Vance didn’t name-check Swift, who wore one of her cats draped around her shoulder in a photo shoot last year when she was named Time magazine’s Person of the Year. But fans are insulted on her behalf.

“He has secured his own demise,” one wrote on Instagram.

Former “Friends” actress Jennifer Aniston didn’t like the comment either. “The Morning Show” star normally shuns social media but reposted the Vance comment to her Instagram Stories with a rebuke.

“I truly can’t believe this is coming from a potential VP of the United States,” Aniston wrote. “All I can say is … Mr. Vance, I pray that your daughter is fortunate enough to bear children of her own one day.

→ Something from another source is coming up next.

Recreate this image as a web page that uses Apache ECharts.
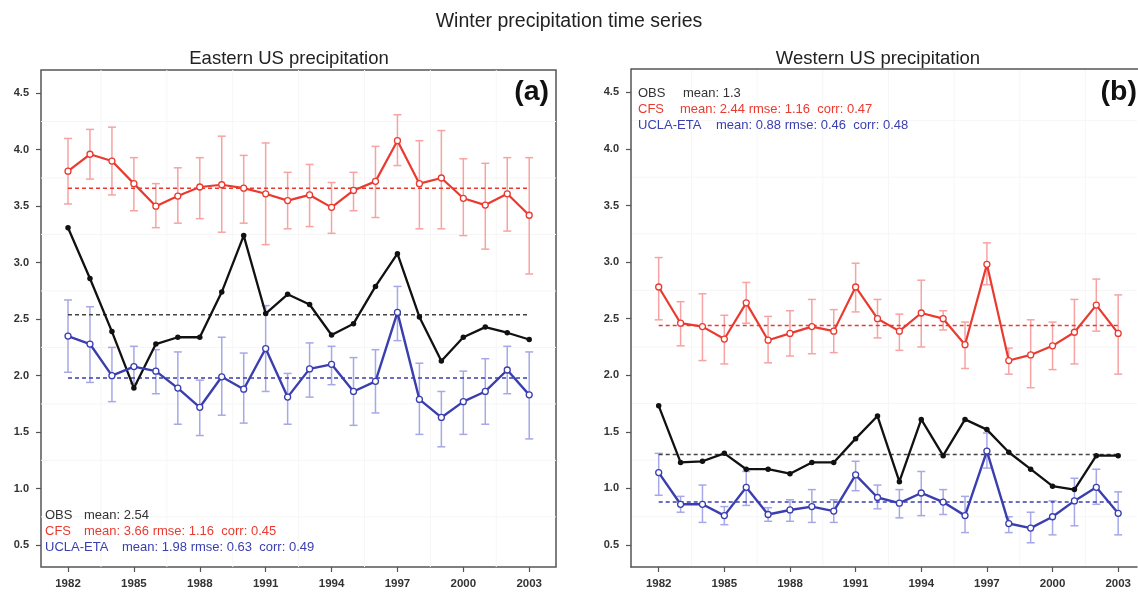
<!DOCTYPE html>
<html>
<head>
<meta charset="utf-8">
<script src="https://cdn.jsdelivr.net/npm/echarts@6/dist/echarts.min.js"></script>
<style>
  html, body { margin: 0; padding: 0; background: #fff; }
  #chart { width: 1138px; height: 594px; }
</style>
</head>
<body>
<div id="chart"></div>
<script>
// Winter precipitation, 1982-2003: observed vs CFS vs UCLA-ETA
const years = [1982, 1983, 1984, 1985, 1986, 1987, 1988, 1989, 1990, 1991, 1992,
               1993, 1994, 1995, 1996, 1997, 1998, 1999, 2000, 2001, 2002, 2003];
const xTickYears = [1982, 1985, 1988, 1991, 1994, 1997, 2000, 2003];
const yTicks = [0.5, 1.0, 1.5, 2.0, 2.5, 3.0, 3.5, 4.0, 4.5];

// Eastern US
const eastObs  = [3.31, 2.86, 2.39, 1.89, 2.28, 2.34, 2.34, 2.74, 3.24, 2.55, 2.72,
                  2.63, 2.36, 2.46, 2.79, 3.08, 2.52, 2.13, 2.34, 2.43, 2.38, 2.32];
const eastCfs  = [3.81, 3.96, 3.90, 3.70, 3.50, 3.59, 3.67, 3.69, 3.66, 3.61, 3.55,
                  3.60, 3.49, 3.64, 3.72, 4.08, 3.70, 3.75, 3.57, 3.51, 3.61, 3.42];
const eastCfsHi = [4.10, 4.18, 4.20, 3.93, 3.70, 3.84, 3.93, 4.12, 3.95, 4.06, 3.80,
                   3.87, 3.71, 3.80, 4.03, 4.31, 4.08, 4.17, 3.92, 3.88, 3.93, 3.93];
const eastCfsLo = [3.52, 3.74, 3.60, 3.46, 3.31, 3.35, 3.39, 3.27, 3.35, 3.16, 3.30,
                   3.32, 3.26, 3.46, 3.40, 3.86, 3.30, 3.30, 3.24, 3.12, 3.28, 2.90];
const eastEta  = [2.35, 2.28, 2.00, 2.08, 2.04, 1.89, 1.72, 1.99, 1.88, 2.24, 1.81,
                  2.06, 2.10, 1.86, 1.95, 2.56, 1.79, 1.63, 1.77, 1.86, 2.05, 1.83];
const eastEtaHi = [2.67, 2.61, 2.25, 2.26, 2.23, 2.21, 1.96, 2.34, 2.20, 2.62, 2.02,
                   2.29, 2.26, 2.16, 2.23, 2.79, 2.11, 1.86, 2.04, 2.15, 2.26, 2.21];
const eastEtaLo = [2.03, 1.94, 1.77, 1.93, 1.84, 1.57, 1.47, 1.65, 1.58, 1.86, 1.57,
                   1.81, 1.92, 1.56, 1.67, 2.31, 1.48, 1.37, 1.48, 1.57, 1.84, 1.44];
const eastMeans = { obs: 2.54, cfs: 3.66, eta: 1.98 };

// Western US
const westObs  = [1.73, 1.23, 1.24, 1.31, 1.17, 1.17, 1.13, 1.23, 1.23, 1.44, 1.64,
                  1.06, 1.61, 1.29, 1.61, 1.52, 1.32, 1.17, 1.02, 0.99, 1.29, 1.29];
const westCfs  = [2.78, 2.46, 2.43, 2.32, 2.64, 2.31, 2.37, 2.43, 2.39, 2.78, 2.50,
                  2.39, 2.55, 2.50, 2.27, 2.98, 2.13, 2.18, 2.26, 2.38, 2.62, 2.37];
const westCfsHi = [3.04, 2.65, 2.72, 2.53, 2.82, 2.52, 2.57, 2.67, 2.58, 2.99, 2.67,
                   2.54, 2.84, 2.57, 2.47, 3.17, 2.24, 2.49, 2.47, 2.67, 2.85, 2.71];
const westCfsLo = [2.49, 2.26, 2.13, 2.10, 2.46, 2.11, 2.17, 2.19, 2.20, 2.56, 2.33,
                   2.22, 2.25, 2.40, 2.06, 2.80, 2.01, 1.89, 2.05, 2.10, 2.39, 2.01];
const westEta  = [1.14, 0.86, 0.86, 0.76, 1.01, 0.77, 0.81, 0.84, 0.80, 1.12, 0.92,
                  0.87, 0.96, 0.88, 0.76, 1.33, 0.69, 0.65, 0.75, 0.89, 1.01, 0.78];
const westEtaHi = [1.31, 0.93, 1.03, 0.84, 1.15, 0.83, 0.90, 0.99, 0.90, 1.24, 1.03,
                   0.99, 1.15, 0.99, 0.93, 1.49, 0.75, 0.79, 0.89, 1.09, 1.17, 0.97];
const westEtaLo = [0.94, 0.79, 0.70, 0.68, 0.85, 0.71, 0.71, 0.70, 0.70, 0.98, 0.82,
                   0.74, 0.76, 0.77, 0.61, 1.18, 0.61, 0.52, 0.59, 0.67, 0.86, 0.59];
const westMeans = { obs: 1.30, cfs: 2.44, eta: 0.88 };

// Summary text lines for each panel
const eastStats = ['mean: 2.54', 'mean: 3.66 rmse: 1.16  corr: 0.45', 'mean: 1.98 rmse: 0.63  corr: 0.49'];
const westStats = ['mean: 1.3', 'mean: 2.44 rmse: 1.16  corr: 0.47', 'mean: 0.88 rmse: 0.46  corr: 0.48'];
const modelNames = ['OBS', 'CFS', 'UCLA-ETA'];

const RED = '#ea3a30', RED_ERR = '#f7a3a3';
const BLUE = '#3a3eae', BLUE_ERR = '#a6a8e8';
const BLACK = '#111111';
const FRAME = '#555555';
const FONT = 'Liberation Sans, Arial, sans-serif';

// axis ranges; the right panel's frame runs past the page edge, so its x range is cut short there
const Y_MIN = 0.306, Y_MAX = 4.706;
const X_RANGE = [[1980.77, 2004.22], [1980.734, 2003.86]];

const chart = echarts.init(document.getElementById('chart'), null, { renderer: 'canvas' });

const zip = (a) => years.map((y, i) => [y, a[i]]);
const zipErr = (lo, hi) => years.map((y, i) => [y, lo[i], hi[i]]);

function errorSeries(gi, lo, hi, color) {
  return {
    type: 'custom', xAxisIndex: gi, yAxisIndex: gi, z: 1, silent: true, clip: false,
    data: zipErr(lo, hi),
    renderItem: function (params, api) {
      const x = api.value(0);
      const a = api.coord([x, api.value(1)]);
      const b = api.coord([x, api.value(2)]);
      const w = 4;
      const st = { stroke: color, lineWidth: 1.5 };
      return {
        type: 'group',
        children: [
          { type: 'line', shape: { x1: a[0], y1: a[1], x2: b[0], y2: b[1] }, style: st },
          { type: 'line', shape: { x1: a[0] - w, y1: a[1], x2: a[0] + w, y2: a[1] }, style: st },
          { type: 'line', shape: { x1: b[0] - w, y1: b[1], x2: b[0] + w, y2: b[1] }, style: st }
        ]
      };
    }
  };
}

function meanLine(gi, value, color, dash) {
  return {
    type: 'line', xAxisIndex: gi, yAxisIndex: gi, z: 2, silent: true,
    data: [[years[0], value], [years[years.length - 1], value]],
    symbol: 'none',
    lineStyle: { color: color, width: 1.5, type: dash }
  };
}

function lineSeries(gi, vals, color, width, filled, z) {
  return {
    type: 'line', xAxisIndex: gi, yAxisIndex: gi, z: z, silent: true,
    data: zip(vals),
    symbol: 'circle', symbolSize: filled ? 5.5 : 6,
    itemStyle: { color: filled ? color : '#ffffff', borderColor: color, borderWidth: filled ? 0 : 1.3 },
    lineStyle: { color: color, width: width }
  };
}

// faint background grid
const gridX = [1983.5, 1986.5, 1989.5, 1992.5, 1995.5, 1998.5, 2001.5];
const gridY = [0.75, 1.25, 1.75, 2.25, 2.75, 3.25, 3.75, 4.25];
function faintGrid(gi) {
  const xr = X_RANGE[gi];
  return {
    type: 'custom', xAxisIndex: gi, yAxisIndex: gi, z: 0, silent: true,
    data: [0],
    renderItem: function (params, api) {
      const kids = [];
      const st = { stroke: '#f6f6f6', lineWidth: 1 };
      gridX.forEach(function (x) {
        const p0 = api.coord([x, Y_MIN]), p1 = api.coord([x, Y_MAX]);
        kids.push({ type: 'line', shape: { x1: p0[0], y1: p0[1], x2: p1[0], y2: p1[1] }, style: st });
      });
      gridY.forEach(function (y) {
        const p0 = api.coord([xr[0], y]), p1 = api.coord([xr[1], y]);
        kids.push({ type: 'line', shape: { x1: p0[0], y1: p0[1], x2: p1[0], y2: p1[1] }, style: st });
      });
      return { type: 'group', children: kids };
    }
  };
}

function panelSeries(gi, obs, cfs, cfsLo, cfsHi, eta, etaLo, etaHi, means) {
  return [
    faintGrid(gi),
    errorSeries(gi, cfsLo, cfsHi, RED_ERR),
    errorSeries(gi, etaLo, etaHi, BLUE_ERR),
    meanLine(gi, means.cfs, RED, [4, 3]),
    meanLine(gi, means.obs, '#444444', [4, 3]),
    meanLine(gi, means.eta, BLUE, [4, 3]),
    lineSeries(gi, obs, BLACK, 2.3, true, 5),
    lineSeries(gi, cfs, RED, 2.2, false, 6),
    lineSeries(gi, eta, BLUE, 2.4, false, 6)
  ];
}

function xAxis(gi, line) {
  return {
    type: 'value', gridIndex: gi, min: X_RANGE[gi][0], max: X_RANGE[gi][1],
    axisLine: { show: line, lineStyle: { color: FRAME, width: 1.5 } },
    axisTick: { show: true, customValues: xTickYears, length: 5, lineStyle: { color: FRAME, width: 1.2 } },
    splitLine: { show: false },
    axisLabel: {
      customValues: xTickYears, margin: 11,
      color: '#333', fontSize: 11.5, fontWeight: 'bold', fontFamily: FONT,
      formatter: function (v) { return String(v); }
    }
  };
}

function yAxis(gi, line) {
  return {
    type: 'value', gridIndex: gi, min: Y_MIN, max: Y_MAX,
    axisLine: { show: line, lineStyle: { color: FRAME, width: 1.5 } },
    axisTick: { show: true, customValues: yTicks, length: 5, lineStyle: { color: FRAME, width: 1.2 } },
    splitLine: { show: false },
    axisLabel: {
      customValues: yTicks, margin: 12,
      color: '#333', fontSize: 11, fontWeight: 'bold', fontFamily: FONT,
      formatter: function (v) { return v.toFixed(1); }
    }
  };
}

function statsText(x, y, stats, gap) {
  const colors = ['#333333', RED, BLUE];
  const els = [];
  for (let i = 0; i < 3; i++) {
    els.push({
      type: 'text', left: x, top: y + i * 15.8, z: 100,
      style: { text: modelNames[i], fill: colors[i], fontSize: 13, fontFamily: FONT }
    });
    els.push({
      type: 'text', left: x + gap[i], top: y + i * 15.8, z: 100,
      style: { text: stats[i], fill: colors[i], fontSize: 13, fontFamily: FONT }
    });
  }
  return els;
}

const option = {
  backgroundColor: '#ffffff',
  animation: false,
  title: [
    { text: 'Winter precipitation time series', left: 'center', top: 7,
      textStyle: { fontSize: 19.5, fontWeight: 'normal', color: '#222', fontFamily: FONT } },
    { text: 'Eastern US precipitation', left: 284, top: 44, textAlign: 'center',
      textStyle: { fontSize: 18.5, fontWeight: 'normal', color: '#222', fontFamily: FONT } },
    { text: 'Western US precipitation', left: 873, top: 44, textAlign: 'center',
      textStyle: { fontSize: 18.5, fontWeight: 'normal', color: '#222', fontFamily: FONT } }
  ],
  grid: [
    { left: 41, top: 70, width: 515, height: 497, show: true, borderColor: FRAME, borderWidth: 1.5, backgroundColor: 'transparent' },
    { left: 631, top: 69, width: 506, height: 498, show: false }
  ],
  xAxis: [xAxis(0, false), xAxis(1, true)],
  yAxis: [yAxis(0, false), yAxis(1, true)],
  series: [].concat(
    panelSeries(0, eastObs, eastCfs, eastCfsLo, eastCfsHi, eastEta, eastEtaLo, eastEtaHi, eastMeans),
    panelSeries(1, westObs, westCfs, westCfsLo, westCfsHi, westEta, westEtaLo, westEtaHi, westMeans)
  ),
  graphic: [].concat(
    [
      // top edge of the right panel frame, running off the page
      { type: 'line', z: 50, shape: { x1: 631, y1: 69, x2: 1138, y2: 69 },
        style: { stroke: FRAME, lineWidth: 1.5 } },
      { type: 'text', right: 1138 - 549, top: 78, z: 100,
        style: { text: '(a)', fill: '#111', fontSize: 28.5, fontWeight: 'bold', fontFamily: FONT } },
      { type: 'text', right: 1, top: 78, z: 100,
        style: { text: '(b)', fill: '#111', fontSize: 28.5, fontWeight: 'bold', fontFamily: FONT } }
    ],
    statsText(45, 509, eastStats, [39, 39, 77]),
    statsText(638, 87, westStats, [45, 42, 78])
  )
};

chart.setOption(option);
</script>
</body>
</html>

“I hope she will not need to turn to IVF as a second option. Because you are trying to take that away from her, too.”

‘Look What You Made Me Do’

Vance isn’t the only one sideways with Swifties at the moment. They’re angry with conservative political commentator Ben Shapiro for this hot take, which has been seen millions of times on X this week.

What exactly do her qualifications look like, other than, again, this sort of intersectional magic of Kamala Harris and the fact that Democrats have to manufacture enthusiasm for …” Shapiro told Fox host Jesse Waters on Tuesday. “I’ve never seen this much manufactured enthusiasm for anyone outside of maybe Taylor Swift’s last album. It’s amazing.”

Waters laughed. “Me neither. It’s so obvious. You cringe when you see it,” he said.

Swift’s “The Tortured Poets Department” album sat atop the Billboard 200 albums chart for 12 straight weeks, only recently dethroned by Eminem’s new album.

In the 48 hours after Biden stepped away from the campaign, nearly 40,000 people, mostly 34 and younger, registered to vote at the nonpartisan voter registration site Vote. org.

It matched the energy Swift created in September when she encouraged her Instagram followers to register to vote, leading to more than 35,000 new registrations.

Swifties are planning what to wear to the polls. Fashion is serious for fans, who wear elaborate outfits and armloads of friendship bracelets to Eras Tour shows. They’re learning about what can and can’t be worn to polling places on election days.

Harris T-shirts with Swift themes are being cranked out; cats are a popular icon. Fans are buying Converse Chuck Taylors because Harris wears them.

After Swift began dating Kelce, Swifties spent hours online figuring out how her concert schedule and his game days would mesh.

They’re using that same energy now to calculate when a Harris endorsement might happen or when Harris and Swift — Beyonce too? — might appear together on a stage.

Swift begins a two-month break on Aug. 21, coincidentally during the week of the Democratic National Convention in Chicago.

She has a concert in Indianapolis on Nov. 3.

That’s just two days before Election Day.